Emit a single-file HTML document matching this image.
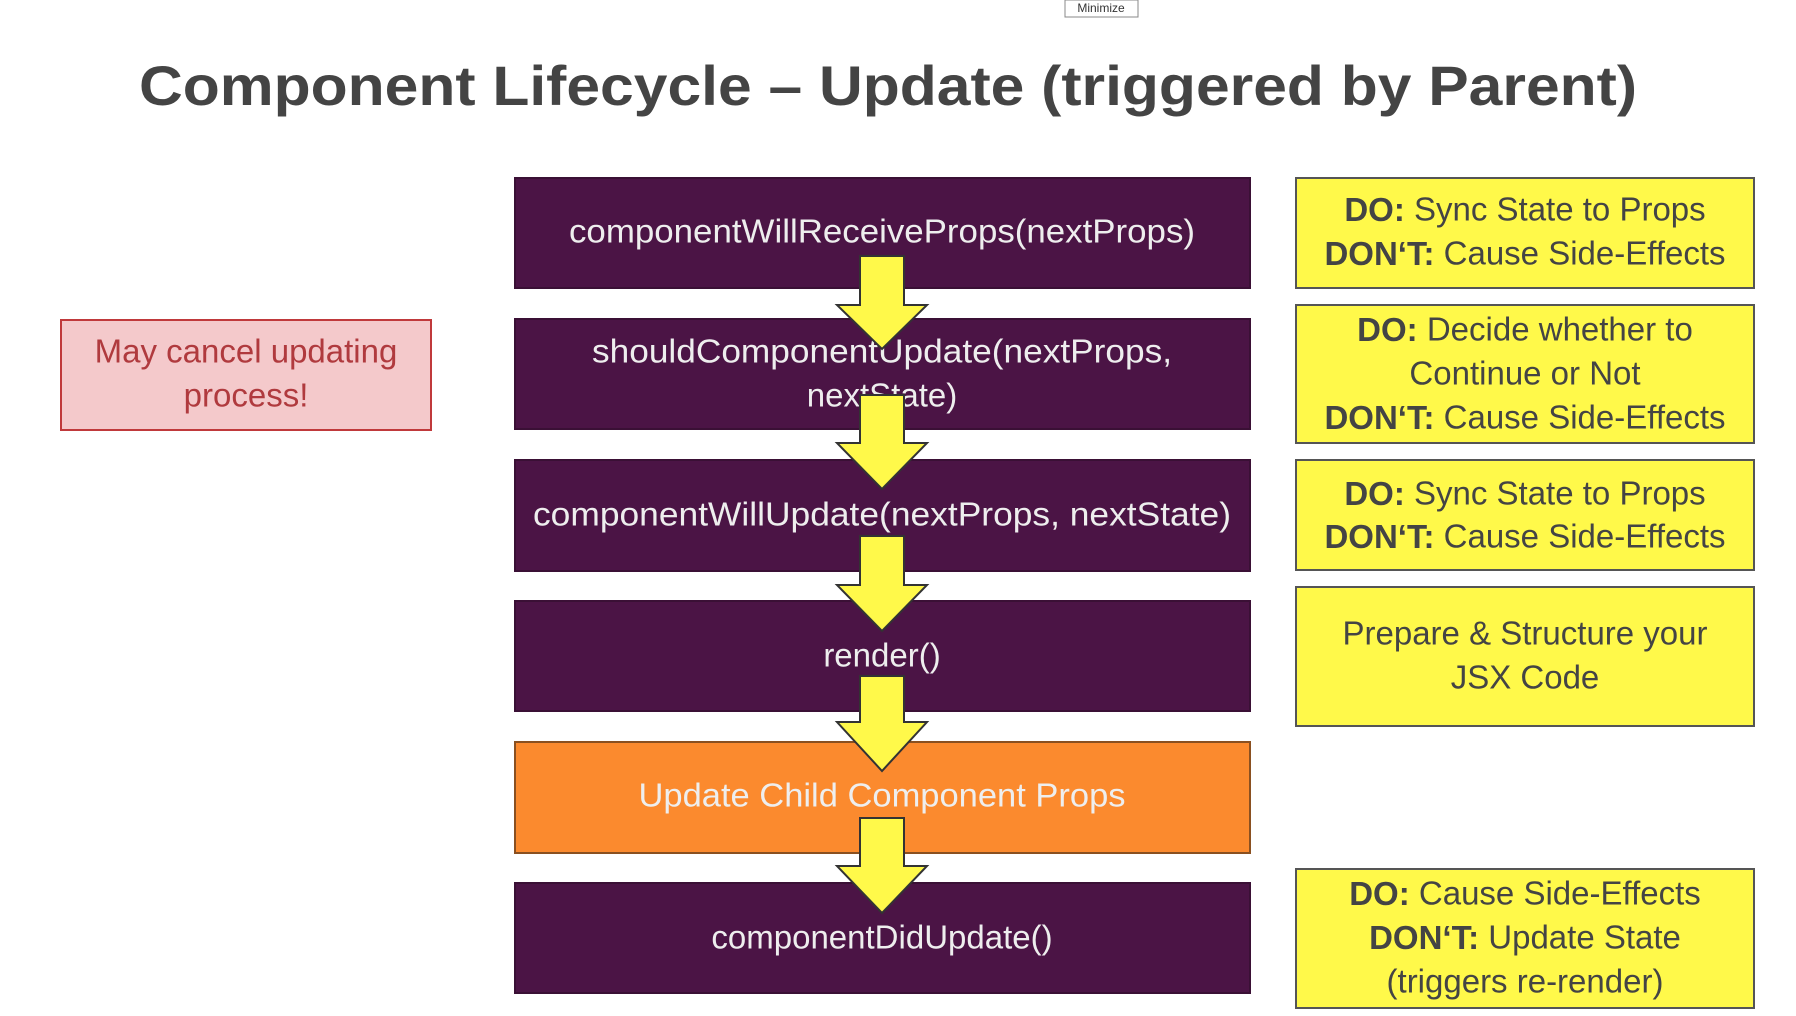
<!DOCTYPE html>
<html><head><meta charset="utf-8"><style>html,body{margin:0;padding:0;background:#fff;width:1796px;height:1016px;overflow:hidden}</style></head>
<body>
<svg width="1796" height="1016" xmlns="http://www.w3.org/2000/svg" font-family="Liberation Sans, sans-serif">
<rect x="1065" y="0" width="73" height="17" fill="#fff" stroke="#888"/>
<text x="1101" y="12" font-size="12" text-anchor="middle" fill="#333">Minimize</text>
<text x="888" y="105" font-size="56" font-weight="bold" fill="#444" text-anchor="middle" textLength="1498" lengthAdjust="spacingAndGlyphs">Component Lifecycle – Update (triggered by Parent)</text>
<g stroke="#3a1035" stroke-width="2" fill="#4b1445">
<rect x="515" y="178" width="735" height="110"/>
<rect x="515" y="319" width="735" height="110"/>
<rect x="515" y="460" width="735" height="111"/>
<rect x="515" y="601" width="735" height="110"/>
<rect x="515" y="883" width="735" height="110"/>
</g>
<rect x="515" y="742" width="735" height="111" fill="#fb8a2e" stroke="#8a5020" stroke-width="2"/>
<rect x="61" y="320" width="370" height="110" fill="#f4c9cb" stroke="#c0393b" stroke-width="2"/>
<g fill="#fff94a" stroke="#555" stroke-width="2">
<rect x="1296" y="178" width="458" height="110"/>
<rect x="1296" y="305" width="458" height="138"/>
<rect x="1296" y="460" width="458" height="110"/>
<rect x="1296" y="587" width="458" height="139"/>
<rect x="1296" y="869" width="458" height="139"/>
</g>
<g font-size="33" fill="#eee" text-anchor="middle" dominant-baseline="central">
<text x="882" y="231" textLength="626" lengthAdjust="spacingAndGlyphs">componentWillReceiveProps(nextProps)</text>
<text x="882" y="351" textLength="580" lengthAdjust="spacingAndGlyphs">shouldComponentUpdate(nextProps,</text>
<text x="882" y="395">nextState)</text>
<text x="882" y="514" textLength="698" lengthAdjust="spacingAndGlyphs">componentWillUpdate(nextProps, nextState)</text>
<text x="882" y="655">render()</text>
<text x="882" y="795" textLength="487" lengthAdjust="spacingAndGlyphs">Update Child Component Props</text>
<text x="882" y="937">componentDidUpdate()</text>
</g>
<g font-size="33" fill="#b03a3e" text-anchor="middle" dominant-baseline="central">
<text x="246" y="351">May cancel updating</text>
<text x="246" y="395">process!</text>
</g>
<g font-size="33" fill="#444" text-anchor="middle" dominant-baseline="central">
<text x="1525" y="209"><tspan font-weight="bold">DO:</tspan> Sync State to Props</text>
<text x="1525" y="253"><tspan font-weight="bold">DON‘T:</tspan> Cause Side-Effects</text>
<text x="1525" y="329"><tspan font-weight="bold">DO:</tspan> Decide whether to</text>
<text x="1525" y="373">Continue or Not</text>
<text x="1525" y="417"><tspan font-weight="bold">DON‘T:</tspan> Cause Side-Effects</text>
<text x="1525" y="493"><tspan font-weight="bold">DO:</tspan> Sync State to Props</text>
<text x="1525" y="536"><tspan font-weight="bold">DON‘T:</tspan> Cause Side-Effects</text>
<text x="1525" y="633">Prepare &amp; Structure your</text>
<text x="1525" y="677">JSX Code</text>
<text x="1525" y="893"><tspan font-weight="bold">DO:</tspan> Cause Side-Effects</text>
<text x="1525" y="937"><tspan font-weight="bold">DON‘T:</tspan> Update State</text>
<text x="1525" y="981">(triggers re-render)</text>
</g>
<g fill="#fff94a" stroke="#333" stroke-width="2">
<polygon points="860,256 904,256 904,305 927,305 882,349 837,305 860,305"/>
<polygon points="860,395 904,395 904,443 927,443 882,489 837,443 860,443"/>
<polygon points="860,536 904,536 904,585 927,585 882,631 837,585 860,585"/>
<polygon points="860,676 904,676 904,722 927,722 882,771 837,722 860,722"/>
<polygon points="860,818 904,818 904,866 927,866 882,913 837,866 860,866"/>
</g>
</svg>
</body></html>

....................

_Short exercise:_ Return the full material word for word. Do not include the pictures.

_Solution for this problem:_
Emit a single-file HTML document matching this image.
<!DOCTYPE html>
<html><head><meta charset="utf-8"><style>html,body{margin:0;padding:0;background:#fff;width:1796px;height:1016px;overflow:hidden}</style></head>
<body>
<svg width="1796" height="1016" xmlns="http://www.w3.org/2000/svg" font-family="Liberation Sans, sans-serif">
<rect x="1065" y="0" width="73" height="17" fill="#fff" stroke="#888"/>
<text x="1101" y="12" font-size="12" text-anchor="middle" fill="#333">Minimize</text>
<text x="888" y="105" font-size="56" font-weight="bold" fill="#444" text-anchor="middle" textLength="1498" lengthAdjust="spacingAndGlyphs">Component Lifecycle – Update (triggered by Parent)</text>
<g stroke="#3a1035" stroke-width="2" fill="#4b1445">
<rect x="515" y="178" width="735" height="110"/>
<rect x="515" y="319" width="735" height="110"/>
<rect x="515" y="460" width="735" height="111"/>
<rect x="515" y="601" width="735" height="110"/>
<rect x="515" y="883" width="735" height="110"/>
</g>
<rect x="515" y="742" width="735" height="111" fill="#fb8a2e" stroke="#8a5020" stroke-width="2"/>
<rect x="61" y="320" width="370" height="110" fill="#f4c9cb" stroke="#c0393b" stroke-width="2"/>
<g fill="#fff94a" stroke="#555" stroke-width="2">
<rect x="1296" y="178" width="458" height="110"/>
<rect x="1296" y="305" width="458" height="138"/>
<rect x="1296" y="460" width="458" height="110"/>
<rect x="1296" y="587" width="458" height="139"/>
<rect x="1296" y="869" width="458" height="139"/>
</g>
<g font-size="33" fill="#eee" text-anchor="middle" dominant-baseline="central">
<text x="882" y="231" textLength="626" lengthAdjust="spacingAndGlyphs">componentWillReceiveProps(nextProps)</text>
<text x="882" y="351" textLength="580" lengthAdjust="spacingAndGlyphs">shouldComponentUpdate(nextProps,</text>
<text x="882" y="395">nextState)</text>
<text x="882" y="514" textLength="698" lengthAdjust="spacingAndGlyphs">componentWillUpdate(nextProps, nextState)</text>
<text x="882" y="655">render()</text>
<text x="882" y="795" textLength="487" lengthAdjust="spacingAndGlyphs">Update Child Component Props</text>
<text x="882" y="937">componentDidUpdate()</text>
</g>
<g font-size="33" fill="#b03a3e" text-anchor="middle" dominant-baseline="central">
<text x="246" y="351">May cancel updating</text>
<text x="246" y="395">process!</text>
</g>
<g font-size="33" fill="#444" text-anchor="middle" dominant-baseline="central">
<text x="1525" y="209"><tspan font-weight="bold">DO:</tspan> Sync State to Props</text>
<text x="1525" y="253"><tspan font-weight="bold">DON‘T:</tspan> Cause Side-Effects</text>
<text x="1525" y="329"><tspan font-weight="bold">DO:</tspan> Decide whether to</text>
<text x="1525" y="373">Continue or Not</text>
<text x="1525" y="417"><tspan font-weight="bold">DON‘T:</tspan> Cause Side-Effects</text>
<text x="1525" y="493"><tspan font-weight="bold">DO:</tspan> Sync State to Props</text>
<text x="1525" y="536"><tspan font-weight="bold">DON‘T:</tspan> Cause Side-Effects</text>
<text x="1525" y="633">Prepare &amp; Structure your</text>
<text x="1525" y="677">JSX Code</text>
<text x="1525" y="893"><tspan font-weight="bold">DO:</tspan> Cause Side-Effects</text>
<text x="1525" y="937"><tspan font-weight="bold">DON‘T:</tspan> Update State</text>
<text x="1525" y="981">(triggers re-render)</text>
</g>
<g fill="#fff94a" stroke="#333" stroke-width="2">
<polygon points="860,256 904,256 904,305 927,305 882,349 837,305 860,305"/>
<polygon points="860,395 904,395 904,443 927,443 882,489 837,443 860,443"/>
<polygon points="860,536 904,536 904,585 927,585 882,631 837,585 860,585"/>
<polygon points="860,676 904,676 904,722 927,722 882,771 837,722 860,722"/>
<polygon points="860,818 904,818 904,866 927,866 882,913 837,866 860,866"/>
</g>
</svg>
</body></html>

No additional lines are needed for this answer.